* **Aim of the exercise**
Write every line out verbatim and omit the pictures.

* **Information supplied**
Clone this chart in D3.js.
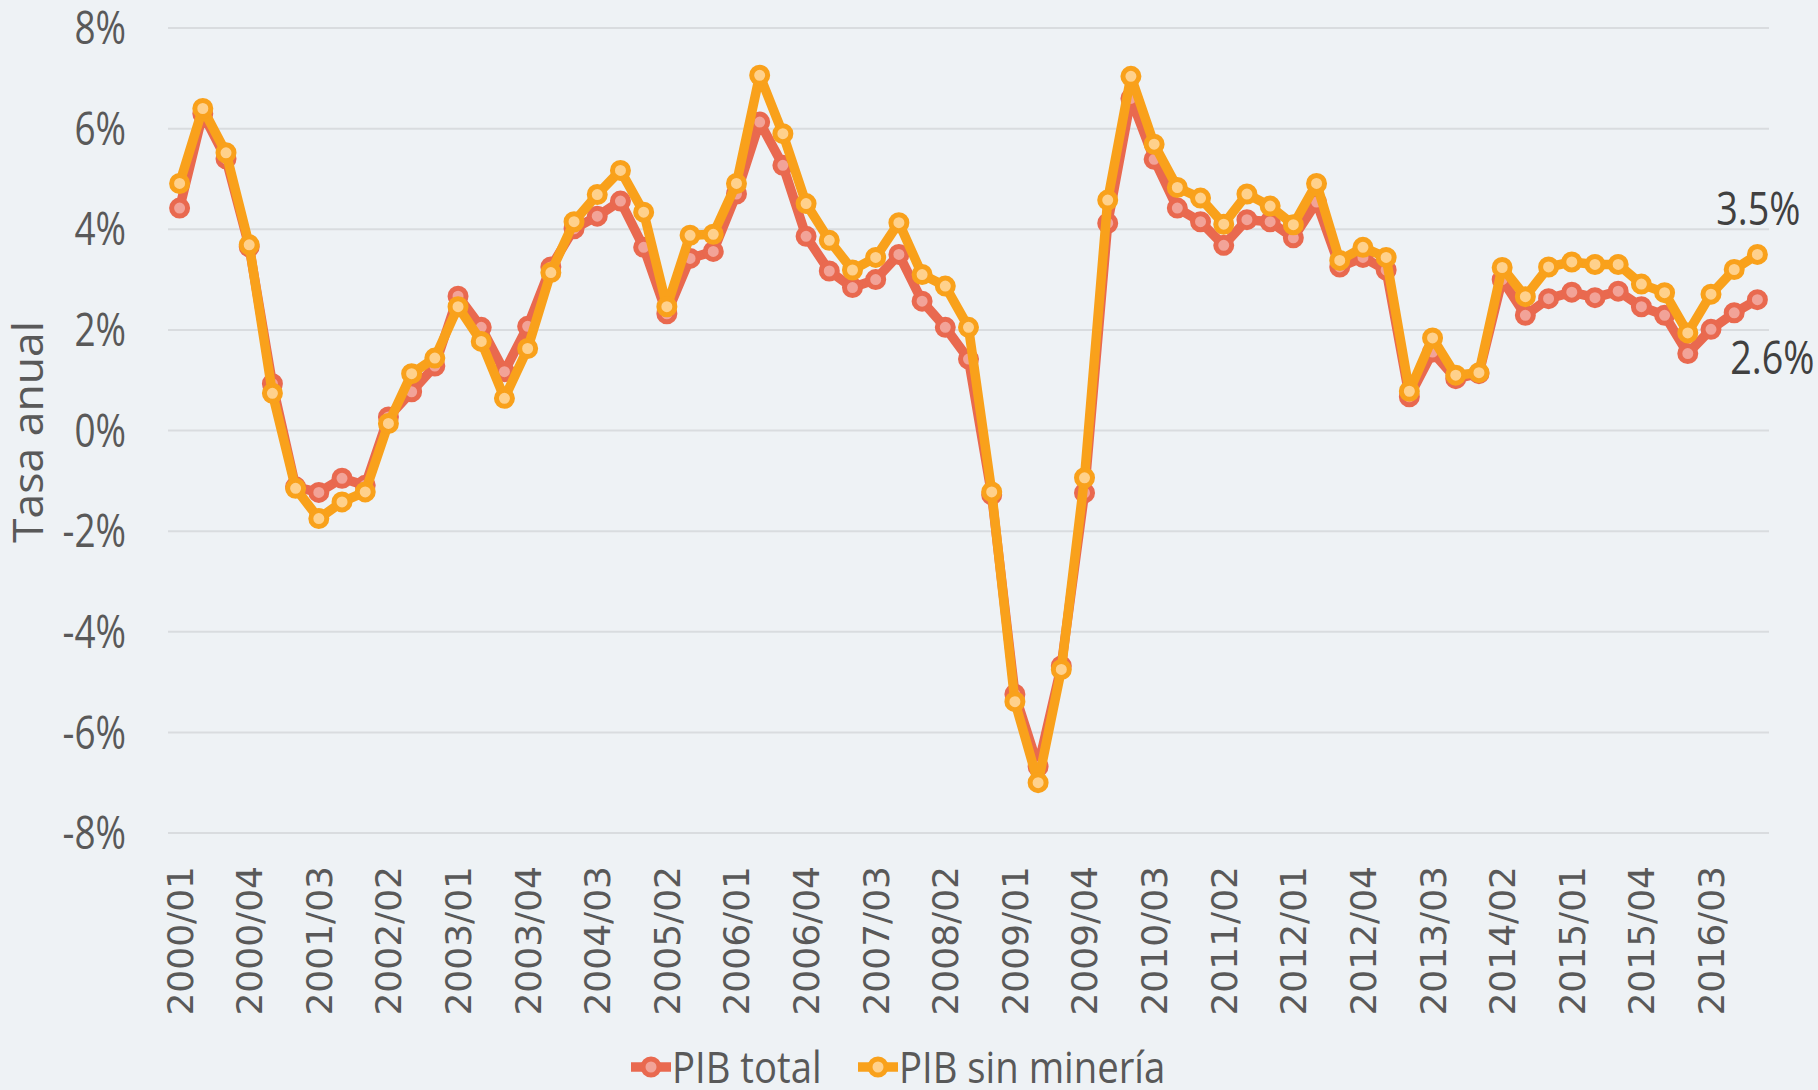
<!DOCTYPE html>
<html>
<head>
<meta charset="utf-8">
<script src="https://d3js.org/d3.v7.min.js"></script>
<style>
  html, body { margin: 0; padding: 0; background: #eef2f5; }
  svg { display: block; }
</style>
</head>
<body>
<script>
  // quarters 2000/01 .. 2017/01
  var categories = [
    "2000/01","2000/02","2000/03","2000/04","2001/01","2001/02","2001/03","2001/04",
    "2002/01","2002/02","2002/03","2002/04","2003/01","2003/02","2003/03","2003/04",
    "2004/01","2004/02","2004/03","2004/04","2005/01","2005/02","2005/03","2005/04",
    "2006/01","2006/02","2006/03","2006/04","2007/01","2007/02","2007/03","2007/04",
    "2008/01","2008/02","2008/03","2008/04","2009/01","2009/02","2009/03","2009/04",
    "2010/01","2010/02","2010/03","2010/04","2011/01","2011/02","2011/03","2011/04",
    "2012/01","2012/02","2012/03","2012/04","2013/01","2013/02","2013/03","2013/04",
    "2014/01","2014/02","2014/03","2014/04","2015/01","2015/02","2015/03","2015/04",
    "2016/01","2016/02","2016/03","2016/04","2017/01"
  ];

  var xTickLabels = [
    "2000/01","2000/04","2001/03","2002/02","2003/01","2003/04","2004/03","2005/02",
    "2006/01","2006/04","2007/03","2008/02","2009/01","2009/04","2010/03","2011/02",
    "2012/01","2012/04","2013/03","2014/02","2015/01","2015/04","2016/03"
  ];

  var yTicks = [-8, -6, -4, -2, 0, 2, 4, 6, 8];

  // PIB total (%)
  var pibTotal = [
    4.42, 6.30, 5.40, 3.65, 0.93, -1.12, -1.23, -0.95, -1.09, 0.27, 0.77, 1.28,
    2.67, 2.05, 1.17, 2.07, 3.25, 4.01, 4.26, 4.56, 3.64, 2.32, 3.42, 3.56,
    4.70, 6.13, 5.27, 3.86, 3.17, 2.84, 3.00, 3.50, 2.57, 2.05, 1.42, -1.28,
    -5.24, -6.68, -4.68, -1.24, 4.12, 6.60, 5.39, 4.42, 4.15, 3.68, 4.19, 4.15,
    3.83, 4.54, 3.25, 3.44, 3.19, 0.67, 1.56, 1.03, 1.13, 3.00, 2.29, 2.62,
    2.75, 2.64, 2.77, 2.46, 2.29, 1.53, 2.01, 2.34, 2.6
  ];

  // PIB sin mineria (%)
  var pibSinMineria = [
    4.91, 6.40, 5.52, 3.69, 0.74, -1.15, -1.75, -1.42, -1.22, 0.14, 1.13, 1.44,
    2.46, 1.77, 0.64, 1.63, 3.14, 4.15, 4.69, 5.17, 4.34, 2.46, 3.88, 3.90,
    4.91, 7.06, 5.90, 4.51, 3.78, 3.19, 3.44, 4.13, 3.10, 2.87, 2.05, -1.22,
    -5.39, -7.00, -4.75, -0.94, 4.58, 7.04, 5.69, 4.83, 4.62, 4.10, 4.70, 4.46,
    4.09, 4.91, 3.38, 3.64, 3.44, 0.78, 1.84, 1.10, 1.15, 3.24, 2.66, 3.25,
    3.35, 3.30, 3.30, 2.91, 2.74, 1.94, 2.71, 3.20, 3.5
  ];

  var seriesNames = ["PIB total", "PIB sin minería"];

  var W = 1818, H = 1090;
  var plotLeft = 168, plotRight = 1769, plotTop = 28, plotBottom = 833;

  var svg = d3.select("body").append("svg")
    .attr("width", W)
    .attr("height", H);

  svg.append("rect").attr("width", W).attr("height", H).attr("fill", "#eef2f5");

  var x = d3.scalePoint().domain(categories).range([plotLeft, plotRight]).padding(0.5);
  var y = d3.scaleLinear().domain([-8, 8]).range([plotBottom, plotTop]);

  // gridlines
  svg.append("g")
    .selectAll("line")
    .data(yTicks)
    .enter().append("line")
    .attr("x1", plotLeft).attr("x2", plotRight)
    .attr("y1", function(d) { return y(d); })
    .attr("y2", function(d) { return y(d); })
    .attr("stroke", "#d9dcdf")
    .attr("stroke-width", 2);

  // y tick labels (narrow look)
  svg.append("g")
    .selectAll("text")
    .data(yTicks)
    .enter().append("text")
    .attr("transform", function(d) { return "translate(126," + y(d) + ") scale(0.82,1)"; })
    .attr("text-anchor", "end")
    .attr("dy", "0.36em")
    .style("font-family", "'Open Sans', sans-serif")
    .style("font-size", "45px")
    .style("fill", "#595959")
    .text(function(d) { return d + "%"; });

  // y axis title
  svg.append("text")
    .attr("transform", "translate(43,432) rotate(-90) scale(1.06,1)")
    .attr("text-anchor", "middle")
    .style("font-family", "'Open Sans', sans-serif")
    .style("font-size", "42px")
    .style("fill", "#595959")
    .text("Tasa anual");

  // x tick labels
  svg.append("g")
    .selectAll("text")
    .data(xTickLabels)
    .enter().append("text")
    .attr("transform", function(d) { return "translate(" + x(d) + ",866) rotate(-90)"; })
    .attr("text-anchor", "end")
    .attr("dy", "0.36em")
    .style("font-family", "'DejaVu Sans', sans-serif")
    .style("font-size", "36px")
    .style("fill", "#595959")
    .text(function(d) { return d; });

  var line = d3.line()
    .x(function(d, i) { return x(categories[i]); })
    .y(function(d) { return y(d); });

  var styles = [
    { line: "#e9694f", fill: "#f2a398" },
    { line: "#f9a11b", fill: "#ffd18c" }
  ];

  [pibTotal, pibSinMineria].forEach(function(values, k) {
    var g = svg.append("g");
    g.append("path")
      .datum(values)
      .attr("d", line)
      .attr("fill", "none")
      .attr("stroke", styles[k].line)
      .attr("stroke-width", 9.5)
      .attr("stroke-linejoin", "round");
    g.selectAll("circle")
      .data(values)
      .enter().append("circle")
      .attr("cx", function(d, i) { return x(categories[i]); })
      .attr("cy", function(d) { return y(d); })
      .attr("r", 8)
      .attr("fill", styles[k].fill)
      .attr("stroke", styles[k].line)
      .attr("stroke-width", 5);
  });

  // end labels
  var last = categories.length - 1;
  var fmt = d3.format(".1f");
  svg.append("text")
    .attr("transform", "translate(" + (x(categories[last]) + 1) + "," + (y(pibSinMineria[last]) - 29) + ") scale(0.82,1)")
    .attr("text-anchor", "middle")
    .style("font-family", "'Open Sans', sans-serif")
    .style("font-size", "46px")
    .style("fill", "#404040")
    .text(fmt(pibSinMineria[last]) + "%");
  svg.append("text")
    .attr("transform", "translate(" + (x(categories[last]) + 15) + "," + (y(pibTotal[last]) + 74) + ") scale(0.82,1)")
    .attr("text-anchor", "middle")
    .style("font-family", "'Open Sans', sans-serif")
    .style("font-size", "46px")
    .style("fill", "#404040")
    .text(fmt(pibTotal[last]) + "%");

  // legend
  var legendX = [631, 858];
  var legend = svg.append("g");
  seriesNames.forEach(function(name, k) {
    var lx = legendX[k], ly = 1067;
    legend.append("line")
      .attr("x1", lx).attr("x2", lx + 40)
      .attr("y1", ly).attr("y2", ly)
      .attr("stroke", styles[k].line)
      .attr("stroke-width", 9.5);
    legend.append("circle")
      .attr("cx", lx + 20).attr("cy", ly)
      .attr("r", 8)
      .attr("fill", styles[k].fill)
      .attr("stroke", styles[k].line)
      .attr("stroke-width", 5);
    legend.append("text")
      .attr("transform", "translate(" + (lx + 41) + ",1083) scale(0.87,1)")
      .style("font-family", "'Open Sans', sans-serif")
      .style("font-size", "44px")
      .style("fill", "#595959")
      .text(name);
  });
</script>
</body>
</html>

* **Result of this task**
Clone this chart in D3.js.
<!DOCTYPE html>
<html>
<head>
<meta charset="utf-8">
<script src="https://d3js.org/d3.v7.min.js"></script>
<style>
  html, body { margin: 0; padding: 0; background: #eef2f5; }
  svg { display: block; }
</style>
</head>
<body>
<script>
  // quarters 2000/01 .. 2017/01
  var categories = [
    "2000/01","2000/02","2000/03","2000/04","2001/01","2001/02","2001/03","2001/04",
    "2002/01","2002/02","2002/03","2002/04","2003/01","2003/02","2003/03","2003/04",
    "2004/01","2004/02","2004/03","2004/04","2005/01","2005/02","2005/03","2005/04",
    "2006/01","2006/02","2006/03","2006/04","2007/01","2007/02","2007/03","2007/04",
    "2008/01","2008/02","2008/03","2008/04","2009/01","2009/02","2009/03","2009/04",
    "2010/01","2010/02","2010/03","2010/04","2011/01","2011/02","2011/03","2011/04",
    "2012/01","2012/02","2012/03","2012/04","2013/01","2013/02","2013/03","2013/04",
    "2014/01","2014/02","2014/03","2014/04","2015/01","2015/02","2015/03","2015/04",
    "2016/01","2016/02","2016/03","2016/04","2017/01"
  ];

  var xTickLabels = [
    "2000/01","2000/04","2001/03","2002/02","2003/01","2003/04","2004/03","2005/02",
    "2006/01","2006/04","2007/03","2008/02","2009/01","2009/04","2010/03","2011/02",
    "2012/01","2012/04","2013/03","2014/02","2015/01","2015/04","2016/03"
  ];

  var yTicks = [-8, -6, -4, -2, 0, 2, 4, 6, 8];

  // PIB total (%)
  var pibTotal = [
    4.42, 6.30, 5.40, 3.65, 0.93, -1.12, -1.23, -0.95, -1.09, 0.27, 0.77, 1.28,
    2.67, 2.05, 1.17, 2.07, 3.25, 4.01, 4.26, 4.56, 3.64, 2.32, 3.42, 3.56,
    4.70, 6.13, 5.27, 3.86, 3.17, 2.84, 3.00, 3.50, 2.57, 2.05, 1.42, -1.28,
    -5.24, -6.68, -4.68, -1.24, 4.12, 6.60, 5.39, 4.42, 4.15, 3.68, 4.19, 4.15,
    3.83, 4.54, 3.25, 3.44, 3.19, 0.67, 1.56, 1.03, 1.13, 3.00, 2.29, 2.62,
    2.75, 2.64, 2.77, 2.46, 2.29, 1.53, 2.01, 2.34, 2.6
  ];

  // PIB sin mineria (%)
  var pibSinMineria = [
    4.91, 6.40, 5.52, 3.69, 0.74, -1.15, -1.75, -1.42, -1.22, 0.14, 1.13, 1.44,
    2.46, 1.77, 0.64, 1.63, 3.14, 4.15, 4.69, 5.17, 4.34, 2.46, 3.88, 3.90,
    4.91, 7.06, 5.90, 4.51, 3.78, 3.19, 3.44, 4.13, 3.10, 2.87, 2.05, -1.22,
    -5.39, -7.00, -4.75, -0.94, 4.58, 7.04, 5.69, 4.83, 4.62, 4.10, 4.70, 4.46,
    4.09, 4.91, 3.38, 3.64, 3.44, 0.78, 1.84, 1.10, 1.15, 3.24, 2.66, 3.25,
    3.35, 3.30, 3.30, 2.91, 2.74, 1.94, 2.71, 3.20, 3.5
  ];

  var seriesNames = ["PIB total", "PIB sin minería"];

  var W = 1818, H = 1090;
  var plotLeft = 168, plotRight = 1769, plotTop = 28, plotBottom = 833;

  var svg = d3.select("body").append("svg")
    .attr("width", W)
    .attr("height", H);

  svg.append("rect").attr("width", W).attr("height", H).attr("fill", "#eef2f5");

  var x = d3.scalePoint().domain(categories).range([plotLeft, plotRight]).padding(0.5);
  var y = d3.scaleLinear().domain([-8, 8]).range([plotBottom, plotTop]);

  // gridlines
  svg.append("g")
    .selectAll("line")
    .data(yTicks)
    .enter().append("line")
    .attr("x1", plotLeft).attr("x2", plotRight)
    .attr("y1", function(d) { return y(d); })
    .attr("y2", function(d) { return y(d); })
    .attr("stroke", "#d9dcdf")
    .attr("stroke-width", 2);

  // y tick labels (narrow look)
  svg.append("g")
    .selectAll("text")
    .data(yTicks)
    .enter().append("text")
    .attr("transform", function(d) { return "translate(126," + y(d) + ") scale(0.82,1)"; })
    .attr("text-anchor", "end")
    .attr("dy", "0.36em")
    .style("font-family", "'Open Sans', sans-serif")
    .style("font-size", "45px")
    .style("fill", "#595959")
    .text(function(d) { return d + "%"; });

  // y axis title
  svg.append("text")
    .attr("transform", "translate(43,432) rotate(-90) scale(1.06,1)")
    .attr("text-anchor", "middle")
    .style("font-family", "'Open Sans', sans-serif")
    .style("font-size", "42px")
    .style("fill", "#595959")
    .text("Tasa anual");

  // x tick labels
  svg.append("g")
    .selectAll("text")
    .data(xTickLabels)
    .enter().append("text")
    .attr("transform", function(d) { return "translate(" + x(d) + ",866) rotate(-90)"; })
    .attr("text-anchor", "end")
    .attr("dy", "0.36em")
    .style("font-family", "'DejaVu Sans', sans-serif")
    .style("font-size", "36px")
    .style("fill", "#595959")
    .text(function(d) { return d; });

  var line = d3.line()
    .x(function(d, i) { return x(categories[i]); })
    .y(function(d) { return y(d); });

  var styles = [
    { line: "#e9694f", fill: "#f2a398" },
    { line: "#f9a11b", fill: "#ffd18c" }
  ];

  [pibTotal, pibSinMineria].forEach(function(values, k) {
    var g = svg.append("g");
    g.append("path")
      .datum(values)
      .attr("d", line)
      .attr("fill", "none")
      .attr("stroke", styles[k].line)
      .attr("stroke-width", 9.5)
      .attr("stroke-linejoin", "round");
    g.selectAll("circle")
      .data(values)
      .enter().append("circle")
      .attr("cx", function(d, i) { return x(categories[i]); })
      .attr("cy", function(d) { return y(d); })
      .attr("r", 8)
      .attr("fill", styles[k].fill)
      .attr("stroke", styles[k].line)
      .attr("stroke-width", 5);
  });

  // end labels
  var last = categories.length - 1;
  var fmt = d3.format(".1f");
  svg.append("text")
    .attr("transform", "translate(" + (x(categories[last]) + 1) + "," + (y(pibSinMineria[last]) - 29) + ") scale(0.82,1)")
    .attr("text-anchor", "middle")
    .style("font-family", "'Open Sans', sans-serif")
    .style("font-size", "46px")
    .style("fill", "#404040")
    .text(fmt(pibSinMineria[last]) + "%");
  svg.append("text")
    .attr("transform", "translate(" + (x(categories[last]) + 15) + "," + (y(pibTotal[last]) + 74) + ") scale(0.82,1)")
    .attr("text-anchor", "middle")
    .style("font-family", "'Open Sans', sans-serif")
    .style("font-size", "46px")
    .style("fill", "#404040")
    .text(fmt(pibTotal[last]) + "%");

  // legend
  var legendX = [631, 858];
  var legend = svg.append("g");
  seriesNames.forEach(function(name, k) {
    var lx = legendX[k], ly = 1067;
    legend.append("line")
      .attr("x1", lx).attr("x2", lx + 40)
      .attr("y1", ly).attr("y2", ly)
      .attr("stroke", styles[k].line)
      .attr("stroke-width", 9.5);
    legend.append("circle")
      .attr("cx", lx + 20).attr("cy", ly)
      .attr("r", 8)
      .attr("fill", styles[k].fill)
      .attr("stroke", styles[k].line)
      .attr("stroke-width", 5);
    legend.append("text")
      .attr("transform", "translate(" + (lx + 41) + ",1083) scale(0.87,1)")
      .style("font-family", "'Open Sans', sans-serif")
      .style("font-size", "44px")
      .style("fill", "#595959")
      .text(name);
  });
</script>
</body>
</html>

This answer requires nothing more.